If I were a betting man, I would put some money on this proposition: The first detection of a potentially habitable planet will be made before the end of this decade, and the planet will be found around an M-class red dwarf. The method will doubtless be photometry, picking up the slight drop in light caused by such a planet transiting its star. A planet the size of our Earth will block about one percent of the stellar flux, as a recent paper points out, and a one percent photometric dip is quite detectible.

Animation of a transiting exoplanet

Image: An animation of a stellar transit around HD 209458. Credit: Transits of Extrasolar Planets Network. Although TEP concluded its work in 2001, you can still read about it online.

So the key is to find the right M-dwarf, with its planetary system lined up so that the hypothetical terrestrial world passes between its star and us. That’s no small challenge, but Paul Shankland (U.S. Naval Observatory), who is lead author on the paper mentioned above, is working with colleagues around the world on a new collaboration to monitor M-dwarfs, enhancing our chances of finding transiting worlds or, just as valuable, proving that transits are not possible in the systems studied.

The collaboration, called Global Exoplanet M-dwarf Search-Survey (GEMSS) takes in James Cook University (Queensland) and includes Greg Laughlin’s TransitSearch effort based at UC Santa Cruz). Here’s how Shankland describes its method:

Our modus operandi as mentioned elsewhere, is to operate a continuous-coverage web of small telescopes – to characterize our prolific red dwarf population’s propensity to have transiting exoplanets… We want to employ observers across the Earth in longitude in particular, to keep constant surveillance underway on a given target. Our initial plan is to test-run our USNO-JCU collaboration – and once that proves to run well, we will post campaign bulletins to expand the observational cadre – so stay tuned!

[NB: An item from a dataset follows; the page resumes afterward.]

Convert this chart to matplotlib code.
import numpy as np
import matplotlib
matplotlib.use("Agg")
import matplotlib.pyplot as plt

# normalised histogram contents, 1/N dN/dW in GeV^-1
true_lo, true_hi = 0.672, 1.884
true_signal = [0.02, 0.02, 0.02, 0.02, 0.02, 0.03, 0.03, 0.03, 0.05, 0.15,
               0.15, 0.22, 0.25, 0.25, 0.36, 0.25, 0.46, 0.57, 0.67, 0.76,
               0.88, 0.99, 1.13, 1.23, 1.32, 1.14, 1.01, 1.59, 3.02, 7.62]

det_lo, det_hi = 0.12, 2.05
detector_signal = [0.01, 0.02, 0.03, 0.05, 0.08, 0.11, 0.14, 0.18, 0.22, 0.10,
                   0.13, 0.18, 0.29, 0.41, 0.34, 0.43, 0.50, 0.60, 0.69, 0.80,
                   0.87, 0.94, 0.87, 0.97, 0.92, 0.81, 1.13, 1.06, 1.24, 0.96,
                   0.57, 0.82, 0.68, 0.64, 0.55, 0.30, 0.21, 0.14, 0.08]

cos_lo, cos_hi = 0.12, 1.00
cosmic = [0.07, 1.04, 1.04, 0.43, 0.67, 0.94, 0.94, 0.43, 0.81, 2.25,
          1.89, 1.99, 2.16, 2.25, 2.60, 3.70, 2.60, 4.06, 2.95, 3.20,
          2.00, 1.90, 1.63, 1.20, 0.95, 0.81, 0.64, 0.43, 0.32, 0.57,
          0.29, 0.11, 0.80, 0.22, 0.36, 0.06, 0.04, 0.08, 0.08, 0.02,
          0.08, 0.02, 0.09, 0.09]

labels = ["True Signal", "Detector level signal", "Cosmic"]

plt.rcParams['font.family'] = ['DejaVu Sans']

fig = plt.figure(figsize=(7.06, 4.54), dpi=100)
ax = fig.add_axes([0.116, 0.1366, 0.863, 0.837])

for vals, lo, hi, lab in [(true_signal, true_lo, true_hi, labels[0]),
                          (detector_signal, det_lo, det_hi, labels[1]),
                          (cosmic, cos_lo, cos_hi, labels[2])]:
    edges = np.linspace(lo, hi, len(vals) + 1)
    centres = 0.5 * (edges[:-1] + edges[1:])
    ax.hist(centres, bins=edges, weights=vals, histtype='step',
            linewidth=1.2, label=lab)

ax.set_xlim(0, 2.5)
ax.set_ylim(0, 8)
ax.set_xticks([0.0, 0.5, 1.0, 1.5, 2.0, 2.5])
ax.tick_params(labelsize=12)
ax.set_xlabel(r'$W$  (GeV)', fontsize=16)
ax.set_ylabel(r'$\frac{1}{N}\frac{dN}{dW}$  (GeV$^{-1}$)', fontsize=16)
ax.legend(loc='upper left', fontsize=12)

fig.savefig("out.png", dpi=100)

The GEMSS Web site, now coming online, appears at a time of unprecendented interest in red dwarfs, especially now that prospects for stable ecosystems in such a star’s habitable zone have improved. Within the last ten years we’ve learned that even tidally locked worlds may retain an atmosphere and generate a flare-protective magnetic field. Moreover, the scarcity of gas giants around the M-dwarfs surveyed by the California & Carnegie Planet Search leads to an interesting prospect.

For the core accretion theory of planetary formation says that a large mass rapidly acquires gas from the material around it, resulting in a gas giant. Start with a small star and such a mass may not have time to form before the surrounding gases have dissipated. One scenario, then, has M-dwarfs housing smaller, rocky worlds but not often gas giants.

That would make stars like Gl 876, which Shankland’s team has studied extensively, something of an anomaly. But even here, the two gas giants already detected are accompanied by a much smaller planet 7.5 times the mass of Earth (though too close to its parent to be habitable, evidently).

The effort now gearing up to find M-dwarf transits is exciting indeed, and ponder this: The slow fusion burn of these small stars gives them exceedingly long lives. Quoting Shankland again:

These stars are pretty small – with a mass & radius below a third of our Sun (to 0.08 solar masses, which are then classified as brown dwarfs) and a surface temperature below 3,500K. M dwarfs incorporate a slow P-P fusion (due to the temperature) to turn hydrogen into helium. This slow burn is likely to last billions to trillions of years (!) – and so they also burn dimly (1/10,000th the sun). This is a detractor to photometric work by GEMSS… But c’est-la vie.

A stable star that shines for a trillion years and does not brighten with age seems to create a remarkable chance for the development of intelligent life. And although that dim burn keeps us working within a stellar population roughly 20 parsecs from Earth, the small size of a red dwarf means that the ratio in mass between a terrestrial planet and its star is far greater than what we would find in solar systems like our own. That makes GEMSS’ work easier. With as much as 80 percent of all stars being red dwarfs, GEMSS moves into a fertile hunting ground indeed.